To delete a single snapshot within a Reporter file

>>> from datums import pipeline
>>> import json
>>> with open('/path/to/file', 'r') as f:
...    day = json.load(f)
>>> snapshot = day['snapshots'][n]  # where n is the index of the snapshot
>>> pipeline.SnapshotPipeline(snapshot).delete()

Deleting questions

You can also delete questions from the database.
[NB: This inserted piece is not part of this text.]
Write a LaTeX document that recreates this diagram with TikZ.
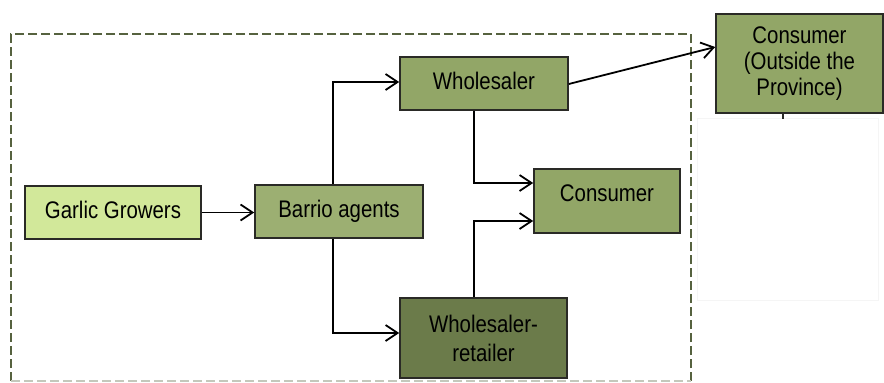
\documentclass[tikz,border=0pt]{standalone}
\usepackage{fontspec}
\setmainfont{Liberation Sans}[FakeStretch=0.85]
\usetikzlibrary{arrows.meta}
\definecolor{limefill}{HTML}{D2E89A}
\definecolor{olivefill}{HTML}{9CAF72}
\definecolor{greenfill}{HTML}{92A667}
\definecolor{darkfill}{HTML}{6B7B4A}
\definecolor{boxline}{HTML}{2A2A26}
\definecolor{dashline}{HTML}{56623F}
\tikzset{
  box/.style={draw=boxline, line width=1.6pt, rectangle, inner sep=0pt,
    font=\fontsize{24}{27}\selectfont, text height=17pt, text depth=5pt,
    align=center},
  flow/.style={draw=black, line width=1.8pt,
    -{Straight Barb[length=12pt,width=16pt]}},
}
\begin{document}
\begin{tikzpicture}[x=1pt,y=-1pt]
  \useasboundingbox (0,0) rectangle (884,383);
  \fill[white] (0,0) rectangle (884,383);

  % region boundary
  \draw[dashline, line width=2.4pt, dash pattern=on 9pt off 4pt]
    (691,381) -- (691,34) -- (11,34) -- (11,381);
  \draw[dashline!35, line width=1.5pt, dash pattern=on 9pt off 4pt]
    (11,381) -- (691,381);
  \draw[black!4, line width=0.6pt] (697,118) rectangle (878,300);

  % actors
  \node[box, fill=limefill, minimum width=176pt, minimum height=53pt]
    (gg) at (113,212.5) {Garlic Growers};
  \node[box, fill=olivefill, minimum width=168pt, minimum height=53pt]
    (ba) at (339,211.5) {Barrio agents};
  \node[box, fill=greenfill, minimum width=168pt, minimum height=53pt]
    (wh) at (484,83.5) {Wholesaler};
  \node[box, fill=greenfill, minimum width=146pt, minimum height=64pt,
    text height=18pt, text depth=16.8pt]
    (co) at (607,201) {Consumer};
  \node[box, fill=darkfill, minimum width=167pt, minimum height=80pt,
    text height=, text depth=, font=\fontsize{24}{29}\selectfont]
    (wr) at (483.5,338) {Wholesaler-\\retailer};
  \node[box, fill=greenfill, minimum width=167pt, minimum height=99pt,
    text height=, text depth=, font=\fontsize{24}{26}\selectfont]
    (out) at (799.5,63.5) {Consumer\\(Outside the\\Province)};

  % flows
  \draw[flow] (gg.east) -- (gg.east -| ba.west);
  \draw[flow] ([xshift=-6pt]ba.north) |- ([yshift=1.5pt]wh.west);
  \draw[flow] ([xshift=-6pt]ba.south) |- ([yshift=5pt]wr.west);
  \draw[flow] ([xshift=-10pt]wh.south) |- ([yshift=18pt]co.west);
  \draw[flow] ([xshift=-9.5pt]wr.north) |- ([yshift=-20pt]co.west);
  \draw[flow] ([yshift=-0.5pt]wh.east) -- ([yshift=16.5pt]out.west);
  \draw[boxline, line width=1.6pt] ([xshift=-16.5pt]out.south) -- ++(0,5);
\end{tikzpicture}
\end{document}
Note that this will delete any responses associated with the deleted question as well.

>>> from datums import pipeline
>>> import json
>>> with open('/path/to/file', 'r') as f:
...    day = json.load(f)
>>> question = day['questions'][n]  # where n is the index of the question
>>> pipeline.QuestionPipeline(snapshot).delete()

Notes

  1. This version of datums only supports JSON exports.
  2. Photo sets are not supported.

Licensing

Datums is licensed under the MIT License, so please share, enjoy, and improve.

Copyright (c) 2015 Jane Stewart Adams

Permission is hereby granted, free of charge, to any person obtaining a copy of this software and associated documentation files (the "Software"), to deal in the Software without restriction, including without limitation the rights to use, copy, modify, merge, publish, distribute, sublicense, and/or sell copies of the Software, and to permit persons to whom the Software is furnished to do so, subject to the following conditions:

The above copyright notice and this permission notice shall be included in all copies or substantial portions of the Software.

THE SOFTWARE IS PROVIDED "AS IS", WITHOUT WARRANTY OF ANY KIND, EXPRESS OR IMPLIED, INCLUDING BUT NOT LIMITED TO THE WARRANTIES OF MERCHANTABILITY, FITNESS FOR A PARTICULAR PURPOSE AND NONINFRINGEMENT. IN NO EVENT SHALL THE AUTHORS OR COPYRIGHT HOLDERS BE LIABLE FOR ANY CLAIM, DAMAGES OR OTHER LIABILITY, WHETHER IN AN ACTION OF CONTRACT, TORT OR OTHERWISE, ARISING FROM, OUT OF OR IN CONNECTION WITH THE SOFTWARE OR THE USE OR OTHER DEALINGS IN THE SOFTWARE.